Records with drawing code
>>>>

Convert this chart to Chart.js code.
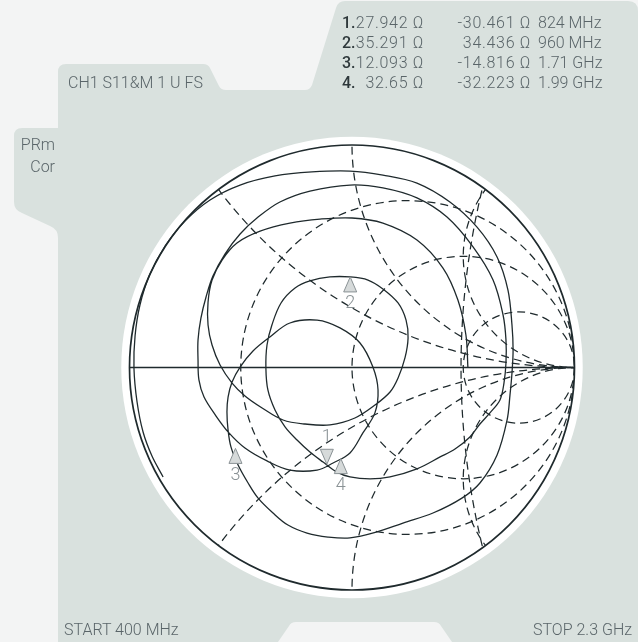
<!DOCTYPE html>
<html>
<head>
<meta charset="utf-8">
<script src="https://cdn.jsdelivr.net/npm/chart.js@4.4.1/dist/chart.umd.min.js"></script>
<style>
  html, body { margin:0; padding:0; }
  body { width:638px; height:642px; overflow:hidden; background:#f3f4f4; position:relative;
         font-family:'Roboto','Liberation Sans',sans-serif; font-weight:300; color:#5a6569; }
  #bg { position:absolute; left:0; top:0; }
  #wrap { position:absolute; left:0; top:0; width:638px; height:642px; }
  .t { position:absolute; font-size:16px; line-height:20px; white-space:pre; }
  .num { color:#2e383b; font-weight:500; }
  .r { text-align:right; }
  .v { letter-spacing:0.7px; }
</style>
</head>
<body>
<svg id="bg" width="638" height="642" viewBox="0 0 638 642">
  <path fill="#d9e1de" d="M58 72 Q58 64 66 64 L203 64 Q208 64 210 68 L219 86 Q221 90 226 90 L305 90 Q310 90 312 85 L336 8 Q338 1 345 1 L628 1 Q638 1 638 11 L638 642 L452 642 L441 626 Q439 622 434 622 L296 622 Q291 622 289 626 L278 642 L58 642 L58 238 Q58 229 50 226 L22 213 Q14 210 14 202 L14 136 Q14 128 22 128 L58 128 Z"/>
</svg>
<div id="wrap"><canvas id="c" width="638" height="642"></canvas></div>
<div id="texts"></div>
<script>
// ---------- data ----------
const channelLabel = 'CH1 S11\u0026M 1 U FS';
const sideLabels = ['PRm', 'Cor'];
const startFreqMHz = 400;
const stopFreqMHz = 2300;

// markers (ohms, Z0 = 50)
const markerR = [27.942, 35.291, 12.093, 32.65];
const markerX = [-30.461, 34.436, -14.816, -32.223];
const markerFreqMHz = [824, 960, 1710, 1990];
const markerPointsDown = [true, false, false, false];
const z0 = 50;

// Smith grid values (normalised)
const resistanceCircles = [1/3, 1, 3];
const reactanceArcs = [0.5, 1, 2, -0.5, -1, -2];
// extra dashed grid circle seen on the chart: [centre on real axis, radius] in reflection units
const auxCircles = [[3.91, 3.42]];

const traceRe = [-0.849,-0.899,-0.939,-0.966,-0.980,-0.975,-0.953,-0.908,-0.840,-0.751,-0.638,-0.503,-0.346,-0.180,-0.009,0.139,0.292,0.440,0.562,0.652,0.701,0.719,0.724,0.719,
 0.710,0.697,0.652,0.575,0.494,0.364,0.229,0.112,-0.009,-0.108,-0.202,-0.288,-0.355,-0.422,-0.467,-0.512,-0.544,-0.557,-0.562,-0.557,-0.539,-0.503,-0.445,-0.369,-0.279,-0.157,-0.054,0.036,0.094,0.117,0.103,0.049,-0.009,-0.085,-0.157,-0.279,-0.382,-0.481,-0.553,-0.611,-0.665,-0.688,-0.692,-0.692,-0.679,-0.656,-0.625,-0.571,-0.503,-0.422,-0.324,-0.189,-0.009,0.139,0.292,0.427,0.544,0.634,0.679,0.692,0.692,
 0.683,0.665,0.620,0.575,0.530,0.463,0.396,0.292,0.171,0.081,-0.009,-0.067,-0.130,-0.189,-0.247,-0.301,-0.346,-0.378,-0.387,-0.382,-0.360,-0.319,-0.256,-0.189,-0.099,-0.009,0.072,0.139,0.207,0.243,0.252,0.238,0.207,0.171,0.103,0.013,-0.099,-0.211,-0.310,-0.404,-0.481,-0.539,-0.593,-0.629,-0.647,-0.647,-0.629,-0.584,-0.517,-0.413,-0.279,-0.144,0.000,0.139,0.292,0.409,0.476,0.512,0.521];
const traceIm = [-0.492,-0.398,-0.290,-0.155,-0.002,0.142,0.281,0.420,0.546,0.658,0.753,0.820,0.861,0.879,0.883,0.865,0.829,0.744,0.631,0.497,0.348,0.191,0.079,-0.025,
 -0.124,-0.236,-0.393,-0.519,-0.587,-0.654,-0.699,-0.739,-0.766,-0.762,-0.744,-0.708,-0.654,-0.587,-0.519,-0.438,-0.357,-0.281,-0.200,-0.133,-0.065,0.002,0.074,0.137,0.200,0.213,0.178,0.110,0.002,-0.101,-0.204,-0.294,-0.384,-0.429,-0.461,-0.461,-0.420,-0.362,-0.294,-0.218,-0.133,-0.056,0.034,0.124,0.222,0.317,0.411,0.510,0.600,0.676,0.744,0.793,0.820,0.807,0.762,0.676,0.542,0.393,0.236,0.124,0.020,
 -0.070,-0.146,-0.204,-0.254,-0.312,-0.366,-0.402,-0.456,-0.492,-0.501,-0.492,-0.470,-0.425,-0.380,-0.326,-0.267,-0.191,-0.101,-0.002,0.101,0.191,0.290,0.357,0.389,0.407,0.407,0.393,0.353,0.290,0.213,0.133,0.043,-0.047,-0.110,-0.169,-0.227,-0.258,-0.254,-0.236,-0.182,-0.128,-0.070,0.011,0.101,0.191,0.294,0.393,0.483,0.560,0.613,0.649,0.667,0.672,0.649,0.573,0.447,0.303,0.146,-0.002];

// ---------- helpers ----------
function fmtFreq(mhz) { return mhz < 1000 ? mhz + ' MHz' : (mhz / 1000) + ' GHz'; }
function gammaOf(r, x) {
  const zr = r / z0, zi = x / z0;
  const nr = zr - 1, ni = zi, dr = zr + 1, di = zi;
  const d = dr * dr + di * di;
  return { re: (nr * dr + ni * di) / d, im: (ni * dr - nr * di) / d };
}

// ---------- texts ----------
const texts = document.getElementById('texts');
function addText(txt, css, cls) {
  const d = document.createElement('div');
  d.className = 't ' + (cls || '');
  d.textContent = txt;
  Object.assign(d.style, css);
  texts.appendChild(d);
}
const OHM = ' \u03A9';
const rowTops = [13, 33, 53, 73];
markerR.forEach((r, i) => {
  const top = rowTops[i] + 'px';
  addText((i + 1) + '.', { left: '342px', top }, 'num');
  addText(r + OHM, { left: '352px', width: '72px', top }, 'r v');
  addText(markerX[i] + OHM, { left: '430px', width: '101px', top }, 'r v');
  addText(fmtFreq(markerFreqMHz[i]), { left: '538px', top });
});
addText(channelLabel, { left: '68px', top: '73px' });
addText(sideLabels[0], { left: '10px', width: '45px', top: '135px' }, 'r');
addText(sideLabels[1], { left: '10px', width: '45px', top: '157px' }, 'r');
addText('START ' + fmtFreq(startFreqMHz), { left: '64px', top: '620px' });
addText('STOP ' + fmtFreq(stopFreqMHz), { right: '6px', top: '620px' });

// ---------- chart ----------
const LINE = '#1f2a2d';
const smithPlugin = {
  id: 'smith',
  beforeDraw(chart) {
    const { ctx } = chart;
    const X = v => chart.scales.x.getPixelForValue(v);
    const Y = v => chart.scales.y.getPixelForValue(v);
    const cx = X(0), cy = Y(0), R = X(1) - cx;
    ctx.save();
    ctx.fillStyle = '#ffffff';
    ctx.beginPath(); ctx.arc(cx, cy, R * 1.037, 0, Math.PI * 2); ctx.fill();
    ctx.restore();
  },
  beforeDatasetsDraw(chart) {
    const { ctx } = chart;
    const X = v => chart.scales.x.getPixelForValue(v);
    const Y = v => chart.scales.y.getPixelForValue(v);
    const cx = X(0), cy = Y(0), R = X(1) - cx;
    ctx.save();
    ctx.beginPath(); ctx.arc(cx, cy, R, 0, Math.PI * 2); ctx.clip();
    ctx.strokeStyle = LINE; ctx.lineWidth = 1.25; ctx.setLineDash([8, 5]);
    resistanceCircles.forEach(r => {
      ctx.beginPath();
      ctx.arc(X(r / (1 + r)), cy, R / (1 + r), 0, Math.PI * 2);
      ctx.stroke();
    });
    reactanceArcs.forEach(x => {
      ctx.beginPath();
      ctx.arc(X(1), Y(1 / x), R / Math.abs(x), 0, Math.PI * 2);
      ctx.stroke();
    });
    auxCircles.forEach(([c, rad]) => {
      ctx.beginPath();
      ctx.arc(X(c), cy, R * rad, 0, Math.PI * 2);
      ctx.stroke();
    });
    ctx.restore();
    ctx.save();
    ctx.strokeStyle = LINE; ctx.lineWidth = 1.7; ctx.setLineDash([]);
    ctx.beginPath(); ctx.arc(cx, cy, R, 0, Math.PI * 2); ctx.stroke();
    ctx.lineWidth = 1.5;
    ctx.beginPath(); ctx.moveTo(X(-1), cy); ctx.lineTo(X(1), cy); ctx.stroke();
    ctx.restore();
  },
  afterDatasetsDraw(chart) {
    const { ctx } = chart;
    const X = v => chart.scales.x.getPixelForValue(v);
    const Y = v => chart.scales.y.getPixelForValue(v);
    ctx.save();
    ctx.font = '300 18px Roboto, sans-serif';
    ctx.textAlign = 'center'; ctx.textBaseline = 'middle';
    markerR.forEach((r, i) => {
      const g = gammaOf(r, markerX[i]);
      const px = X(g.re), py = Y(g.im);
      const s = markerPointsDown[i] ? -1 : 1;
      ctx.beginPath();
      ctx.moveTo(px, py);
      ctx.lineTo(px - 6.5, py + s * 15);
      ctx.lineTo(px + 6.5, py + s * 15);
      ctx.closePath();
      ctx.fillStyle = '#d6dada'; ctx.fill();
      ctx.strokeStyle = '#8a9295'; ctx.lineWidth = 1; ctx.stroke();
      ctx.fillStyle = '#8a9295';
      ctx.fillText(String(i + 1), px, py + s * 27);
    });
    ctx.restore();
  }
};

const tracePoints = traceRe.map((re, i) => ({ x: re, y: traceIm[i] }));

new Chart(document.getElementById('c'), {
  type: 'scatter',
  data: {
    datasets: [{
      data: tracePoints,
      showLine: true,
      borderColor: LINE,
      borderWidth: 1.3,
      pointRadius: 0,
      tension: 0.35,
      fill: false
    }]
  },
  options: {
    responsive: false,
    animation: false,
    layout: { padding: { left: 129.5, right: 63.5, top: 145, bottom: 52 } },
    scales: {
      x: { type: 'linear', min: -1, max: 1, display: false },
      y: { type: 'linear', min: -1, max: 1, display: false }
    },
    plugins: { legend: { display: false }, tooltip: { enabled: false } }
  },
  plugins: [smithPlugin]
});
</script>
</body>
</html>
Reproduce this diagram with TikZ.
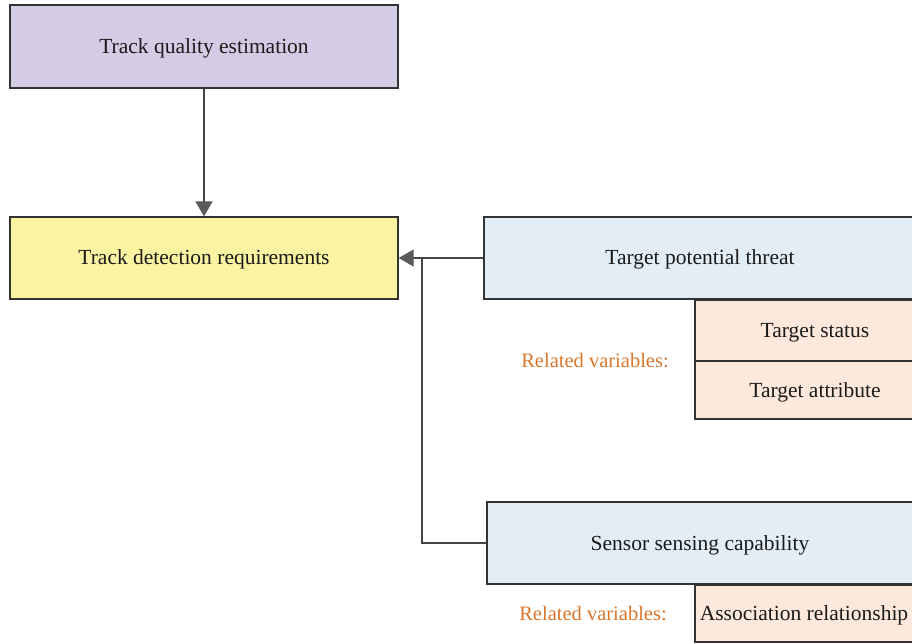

<<<<

◆ WHAT YOU ARE ASKED TO DO ◆
Repeat, exactly and in full, each line from the start of the data to the line that contains "const z0 = 50;". Pictures do not go in.

◆ PROBLEM SOLUTION ◆
Convert this chart to Chart.js code.
<!DOCTYPE html>
<html>
<head>
<meta charset="utf-8">
<script src="https://cdn.jsdelivr.net/npm/chart.js@4.4.1/dist/chart.umd.min.js"></script>
<style>
  html, body { margin:0; padding:0; }
  body { width:638px; height:642px; overflow:hidden; background:#f3f4f4; position:relative;
         font-family:'Roboto','Liberation Sans',sans-serif; font-weight:300; color:#5a6569; }
  #bg { position:absolute; left:0; top:0; }
  #wrap { position:absolute; left:0; top:0; width:638px; height:642px; }
  .t { position:absolute; font-size:16px; line-height:20px; white-space:pre; }
  .num { color:#2e383b; font-weight:500; }
  .r { text-align:right; }
  .v { letter-spacing:0.7px; }
</style>
</head>
<body>
<svg id="bg" width="638" height="642" viewBox="0 0 638 642">
  <path fill="#d9e1de" d="M58 72 Q58 64 66 64 L203 64 Q208 64 210 68 L219 86 Q221 90 226 90 L305 90 Q310 90 312 85 L336 8 Q338 1 345 1 L628 1 Q638 1 638 11 L638 642 L452 642 L441 626 Q439 622 434 622 L296 622 Q291 622 289 626 L278 642 L58 642 L58 238 Q58 229 50 226 L22 213 Q14 210 14 202 L14 136 Q14 128 22 128 L58 128 Z"/>
</svg>
<div id="wrap"><canvas id="c" width="638" height="642"></canvas></div>
<div id="texts"></div>
<script>
// ---------- data ----------
const channelLabel = 'CH1 S11\u0026M 1 U FS';
const sideLabels = ['PRm', 'Cor'];
const startFreqMHz = 400;
const stopFreqMHz = 2300;

// markers (ohms, Z0 = 50)
const markerR = [27.942, 35.291, 12.093, 32.65];
const markerX = [-30.461, 34.436, -14.816, -32.223];
const markerFreqMHz = [824, 960, 1710, 1990];
const markerPointsDown = [true, false, false, false];
const z0 = 50;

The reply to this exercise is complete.